A USB 3.0 connector has 9 pins to maintain *wire to wire* compatibility with usb 2.0 and still support usb 3.0 on the same connector. If you are not trying to maintain that (and it is absolutely not necessary for a lightning connector to do so) then Apple can just use two signal pairs to get usb 3.0 speeds, ignore the usb 2.0 pair, and possibly perform some extra translation in whatever adapter they end up making, coming in under the 9 pin count.It is an educated guess. Things like voltage are messy. Variable voltage needs to be managed well, which means more complexity to something that is already complex. USB PD requires a negotiation handshake and circuitry to handle the variable voltage. Neither of these reside in the cable, and so you tend to need cables built for whatever current this might wind up entailing.
But here's the thing, let's assume I am 100% wrong and Apple can push 12V on the pin in a similar way. Hooking up more voltage to a 3.3V battery does nothing for your charge speed. Charge speed is entirely determined by current. So if you've upped the voltage, but still can't move more than 2.4A across the wire because the wire is too thin to carry more, you've fiddled with things for zero gain. Input voltage is determined by the battery voltage you want to charge. 12V on USB C is important because laptop batteries tend to be ~8-11V to run the 5V circuitry. ARM gets away with 3.3V which is more flexible in mobile devices.
The other problem is that yes you do need more pins for USB3 (and the iPad Pro has them). Data speed is a mix of a couple things:
1) How many pins you have for data (each pin transmits one bit per clock cycle)
2) How fast your clock is
And contrary to what a lot of non-engineers tend to believe, you can't just push the clock speed over the wire higher and higher. You get more and more noise that screws up your signal, crosstalk, and other fun things because fast moving electrons generate magnetic fields that then mess up how other fast moving electrons travel. So to get the sort of data USB3 pushes, they had to add more pins to carry data. That reversible USB C connector? USB 3 uses both sides. And if lightning wants to carry USB3 over it, it is going to need to do one of two things:
1) Use both sides of the plug to double the pin count.
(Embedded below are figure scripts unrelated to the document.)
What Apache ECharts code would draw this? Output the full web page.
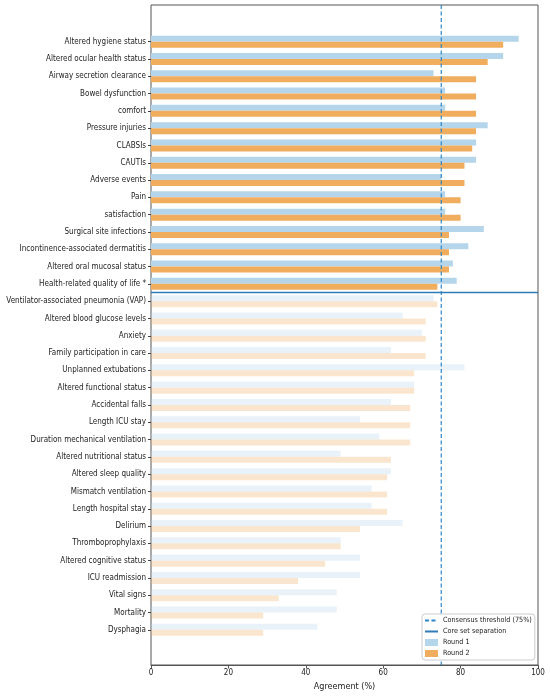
<!DOCTYPE html>
<html><head><meta charset="utf-8">
<script src="https://cdn.jsdelivr.net/npm/echarts@6/dist/echarts.min.js"></script>
<style>html,body{margin:0;padding:0;background:#fff}#c{width:550px;height:696px}</style>
</head><body><div id="c"></div>
<script>
const categories = [
  'Altered hygiene status','Altered ocular health status','Airway secretion clearance','Bowel dysfunction','comfort',
  'Pressure injuries','CLABSIs','CAUTIs','Adverse events','Pain','satisfaction','Surgical site infections',
  'Incontinence-associated dermatitis','Altered oral mucosal status','Health-related quality of life *',
  'Ventilator-associated pneumonia (VAP)','Altered blood glucose levels','Anxiety','Family participation in care',
  'Unplanned extubations','Altered functional status','Accidental falls','Length ICU stay','Duration mechanical ventilation',
  'Altered nutritional status','Altered sleep quality','Mismatch ventilation','Length hospital stay','Delirium',
  'Thromboprophylaxis','Altered cognitive status','ICU readmission','Vital signs','Mortality','Dysphagia'
];
const round1 = [95,91,73,76,76,87,84,84,75,76,76,86,82,78,79,73,65,70,62,81,68,62,54,59,49,62,57,57,65,49,54,54,48,48,43];
const round2 = [91,87,84,84,84,84,83,81,81,80,80,77,77,77,74,74,71,71,71,68,68,67,67,67,62,61,61,61,54,49,45,38,33,29,29];
const xTicks = [0,20,40,60,80,100];
const threshold = 75;
const coreCount = 15;

const H = 696;
const frame = {left:151, right:12, top:5, bottom:31};
const bars = {left:151, right:12, top:33, bottom:57.5};
const band = (H - bars.top - bars.bottom) / categories.length;
const yMin = -0.5 - (bars.top - frame.top) / band;
const yMax = categories.length - 0.5 + (bars.bottom - frame.bottom) / band;
const FONT = "'DejaVu Sans Condensed','DejaVu Sans',sans-serif";
const hideSym = {color:'transparent', borderColor:'transparent', borderWidth:0, opacity:0};

const chart = echarts.init(document.getElementById('c'), null, {renderer:'canvas'});
const fade = (i) => i < coreCount ? 1 : 0.3;
chart.setOption({
  animation:false,
  backgroundColor:'#fff',
  textStyle:{fontFamily:FONT},
  grid:[
    Object.assign({show:true, borderColor:'#555', borderWidth:1, backgroundColor:'transparent', outerBoundsMode:'none', containLabel:false}, frame),
    Object.assign({show:false, outerBoundsMode:'none', containLabel:false}, bars)
  ],
  xAxis:[
    {gridIndex:0, type:'value', position:'bottom', min:xTicks[0], max:xTicks[xTicks.length-1], interval:xTicks[1]-xTicks[0],
     axisLine:{show:true, onZero:false, lineStyle:{color:'#555', width:1}},
     axisTick:{show:true, length:3.5, lineStyle:{color:'#555'}},
     axisLabel:{fontSize:8, color:'#222', margin:4, fontFamily:FONT},
     splitLine:{show:false},
     name:'Agreement (%)', nameLocation:'middle', nameGap:16,
     nameTextStyle:{fontSize:9, color:'#222', fontFamily:FONT}},
    {gridIndex:1, type:'value', min:xTicks[0], max:xTicks[xTicks.length-1], show:false,
     axisLine:{show:false, onZero:false}, axisTick:{show:false}, axisLabel:{show:false}, splitLine:{show:false}}
  ],
  yAxis:[
    {gridIndex:0, type:'value', inverse:true, min:yMin, max:yMax, show:false,
     axisLine:{show:false, onZero:false}, axisTick:{show:false}, axisLabel:{show:false}, splitLine:{show:false}},
    {gridIndex:1, type:'category', inverse:true, data:categories,
     axisLine:{show:false, onZero:false},
     axisTick:{show:true, alignWithLabel:true, length:3, lineStyle:{color:'#444'}},
     axisLabel:{fontSize:8, color:'#222', margin:5, fontFamily:FONT, interval:0},
     splitLine:{show:false}}
  ],
  legend:{
    orient:'vertical', left:422, top:614, z:10,
    itemWidth:13, itemHeight:7, itemGap:4,
    backgroundColor:'#fff', borderColor:'#ccc', borderWidth:1, borderRadius:3,
    padding:[3,3,3,2],
    textStyle:{fontSize:7.2, color:'#222', fontFamily:FONT},
    data:[
      {name:'Consensus threshold (75%)', itemStyle:hideSym},
      {name:'Core set separation', itemStyle:hideSym},
      {name:'Round 1', icon:'rect'},
      {name:'Round 2', icon:'rect'}
    ]
  },
  series:[
    {name:'Consensus threshold (75%)', type:'line', xAxisIndex:0, yAxisIndex:0, z:3,
     data:[[threshold, yMin],[threshold, yMax]], symbol:'none', silent:true, showSymbol:false,
     lineStyle:{color:'#2b86c8', width:1.2, type:[4,2.5]}, itemStyle:{color:'#2b86c8'}},
    {name:'Core set separation', type:'line', xAxisIndex:0, yAxisIndex:0, z:3,
     data:[[xTicks[0], coreCount-0.5],[xTicks[xTicks.length-1], coreCount-0.5]], symbol:'none', silent:true, showSymbol:false,
     lineStyle:{color:'#2f7bb7', width:1.3}, itemStyle:{color:'#2f7bb7'}},
    {name:'Round 1', type:'bar', xAxisIndex:1, yAxisIndex:1, barWidth:6, barGap:'0%',
     itemStyle:{color:'#b5d5ea', borderWidth:0},
     data:round1.map((v,i)=>({value:v, itemStyle:{opacity:fade(i)}}))},
    {name:'Round 2', type:'bar', xAxisIndex:1, yAxisIndex:1, barWidth:6, barGap:'0%',
     itemStyle:{color:'#f0ad5e', borderWidth:0},
     data:round2.map((v,i)=>({value:v, itemStyle:{opacity:fade(i)}}))}
  ]
});
</script></body></html>
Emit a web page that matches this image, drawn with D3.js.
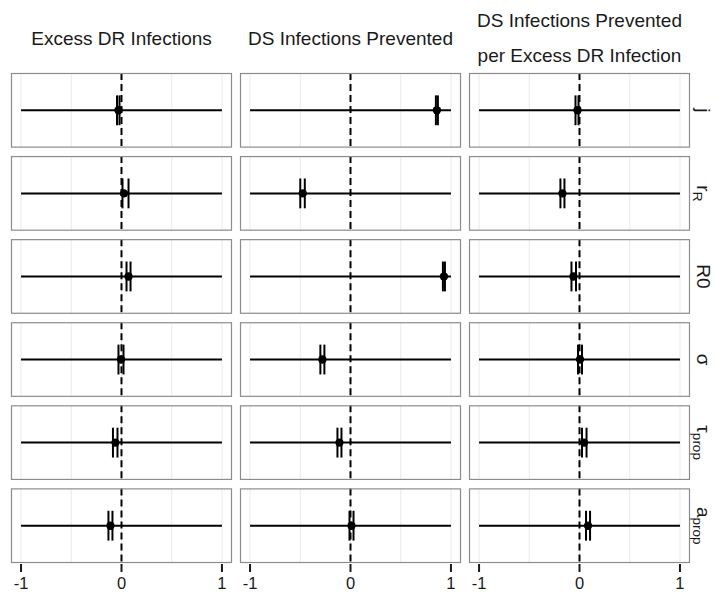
<!DOCTYPE html>
<html>
<head>
<meta charset="utf-8">
<script src="https://cdn.jsdelivr.net/npm/d3@7"></script>
<style>
  body { margin: 0; background: #fff; }
  svg { display: block; font-family: "Liberation Sans", Arial, Helvetica, sans-serif; }
</style>
</head>
<body>
<svg id="chart" width="715" height="593"></svg>
<script>
// Outcome columns (facet titles, one entry per line)
const outcomeTitles = [
  ["Excess DR Infections"],
  ["DS Infections Prevented"],
  ["DS Infections Prevented", "per Excess DR Infection"]
];

// Parameter rows: [main text, subscript]
const parameterLabels = [["j", ""], ["r", "R"], ["R0", ""], ["σ", ""], ["τ", "prop"], ["a", "prop"]];

// Sensitivity sweep of each parameter (horizontal span)
const sweepMin = [-1, -1, -1, -1, -1, -1];
const sweepMax = [1, 1, 1, 1, 1, 1];

// Excess DR infections: estimate and interval per parameter
const excessEst = [-0.03, 0.025, 0.07, -0.005, -0.06, -0.11];
const excessLo  = [-0.045, 0.01, 0.05, -0.03, -0.085, -0.13];
const excessHi  = [-0.02, 0.07, 0.09, 0.02, -0.04, -0.09];

// DS infections prevented
const preventedEst = [0.86, -0.475, 0.93, -0.28, -0.11, 0.01];
const preventedLo  = [0.85, -0.50, 0.92, -0.30, -0.13, -0.01];
const preventedHi  = [0.87, -0.455, 0.94, -0.26, -0.09, 0.03];

// DS infections prevented per excess DR infection
const ratioEst = [-0.02, -0.17, -0.06, 0.005, 0.045, 0.085];
const ratioLo  = [-0.04, -0.19, -0.08, -0.015, 0.025, 0.065];
const ratioHi  = [-0.01, -0.15, -0.035, 0.025, 0.07, 0.105];

const xTicks = [-1, 0, 1];
const gridTicks = [-1, -0.5, 0, 0.5, 1];

const columns = [
  { est: excessEst, lo: excessLo, hi: excessHi },
  { est: preventedEst, lo: preventedLo, hi: preventedHi },
  { est: ratioEst, lo: ratioLo, hi: ratioHi }
];

const svg = d3.select("#chart");

const colBand = d3.scaleBand().domain(d3.range(3)).range([11, 690]).paddingInner(0.035).paddingOuter(0);
const rowBand = d3.scaleBand().domain(d3.range(6)).range([73, 563]).paddingInner(0.102).paddingOuter(0);
const x = d3.scaleLinear().domain([-1.1, 1.1]).range([0, colBand.bandwidth()]);
const y = d3.scaleLinear().domain([0.4, 1.6]).range([rowBand.bandwidth(), 0]);

const ink = "#000";
const segHalf = 0.24;

columns.forEach((col, ci) => {
  const cg = svg.append("g").attr("transform", `translate(${colBand(ci)},0)`);

  // facet title
  const lines = outcomeTitles[ci];
  const cx = x(0);
  const baseY = lines.length === 1 ? [45] : [27, 62];
  lines.forEach((t, li) => {
    cg.append("text").attr("x", cx).attr("y", baseY[li])
      .attr("text-anchor", "middle").attr("font-size", 19).attr("fill", "#1a1a1a").text(t);
  });

  parameterLabels.forEach((lab, ri) => {
    const pg = cg.append("g").attr("transform", `translate(0,${rowBand(ri)})`);
    const h = rowBand.bandwidth();
    pg.append("rect").attr("width", colBand.bandwidth()).attr("height", h).attr("fill", "#fff");

    pg.selectAll("line.grid").data(gridTicks).join("line").attr("class", "grid")
      .attr("x1", d => x(d)).attr("x2", d => x(d)).attr("y1", 0).attr("y2", h)
      .attr("stroke", "#ececec").attr("stroke-width", 1.1);

    // parameter sweep
    pg.append("line").attr("x1", x(sweepMin[ri])).attr("x2", x(sweepMax[ri]))
      .attr("y1", y(1)).attr("y2", y(1)).attr("stroke", ink).attr("stroke-width", 2);

    // zero reference
    pg.append("line").attr("x1", x(0)).attr("x2", x(0)).attr("y1", 0).attr("y2", h)
      .attr("stroke", ink).attr("stroke-width", 2).attr("stroke-dasharray", "7,4");

    // interval bounds
    [col.lo[ri], col.hi[ri]].forEach(v => {
      pg.append("line").attr("x1", x(v)).attr("x2", x(v))
        .attr("y1", y(1 + segHalf)).attr("y2", y(1 - segHalf))
        .attr("stroke", ink).attr("stroke-width", 2);
    });

    pg.append("circle").attr("cx", x(col.est[ri])).attr("cy", y(1)).attr("r", 4.2).attr("fill", ink);

    pg.append("rect").attr("x", 0.5).attr("y", 0.5)
      .attr("width", colBand.bandwidth() - 1).attr("height", h - 1)
      .attr("fill", "none").attr("stroke", "#8c8c8c").attr("stroke-width", 1.2);
  });

  // bottom axis
  const axisG = cg.append("g").attr("transform", `translate(0,563)`);
  axisG.selectAll("line").data(xTicks).join("line")
    .attr("x1", d => x(d)).attr("x2", d => x(d)).attr("y1", 1).attr("y2", 9)
    .attr("stroke", "#1a1a1a").attr("stroke-width", 2);
  axisG.selectAll("text").data(xTicks).join("text")
    .attr("x", d => x(d)).attr("y", 26).attr("text-anchor", "middle")
    .attr("font-size", 16.5).attr("fill", "#1a1a1a").text(d => d3.format("d")(d).replace("−", "-"));
});

// row strip labels, rotated on the right
parameterLabels.forEach((lab, ri) => {
  const cy = rowBand(ri) + rowBand.bandwidth() / 2;
  const t = svg.append("text")
    .attr("transform", `translate(697,${cy}) rotate(90)`)
    .attr("text-anchor", "middle").attr("font-size", 19).attr("fill", "#1a1a1a");
  t.append("tspan").text(lab[0]);
  if (lab[1]) {
    t.append("tspan").attr("font-size", 13.5).attr("dy", 4).text(lab[1]);
  }
});
</script>
</body>
</html>
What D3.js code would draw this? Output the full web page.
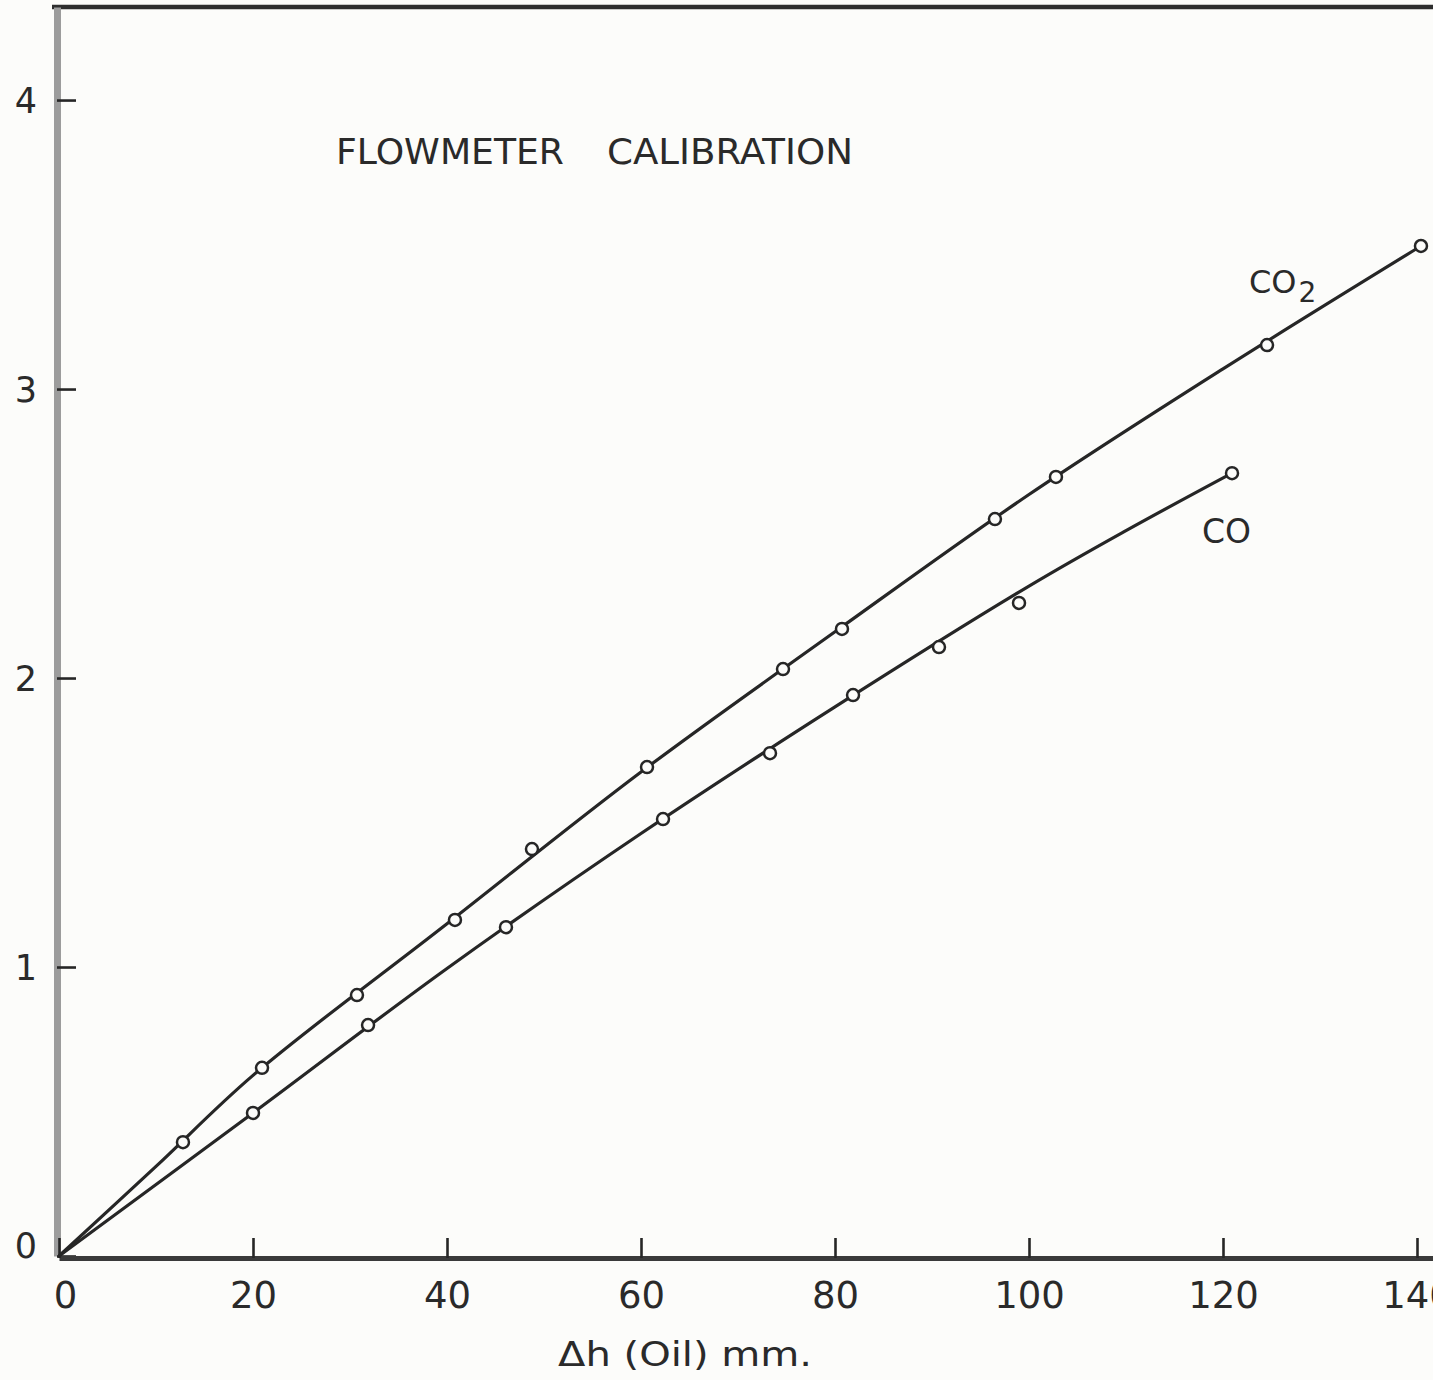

2) Use an expensive active cable where it converts USB 3 into something proprietary, running at a higher clock speed with fewer pins to talk with the iPad itself.
And if you look inside the lightning port on the iPad Pro, and compare it to the Air 2, the Pro has connections for both sides of the lightning cable, while the Air 2 only has connections for one side. So it's pretty clear Apple went with #1.
Coincidentally I just ran across this blog which in fact discusses exactly what I just said above. http://brockerhoff.net/blog/
Regarding voltage, your language is confusing and seems to indicate some unfamiliarity with the basics. Ultimately the PMIC (power management ic) in the phone will control the charge rate to the battery, and it is absolutely possible for a PMIC to benefit from a higher input voltage at the same current, which fundamentally increases the power sent over the same wire and can be transformed to the correct voltage and amps for optimal charging. Higher voltages are expressly used for transmitting more power over a "thinner" wire while still maintaining the same current. This is how power is transmitted all over the world and, indeed, into your own home.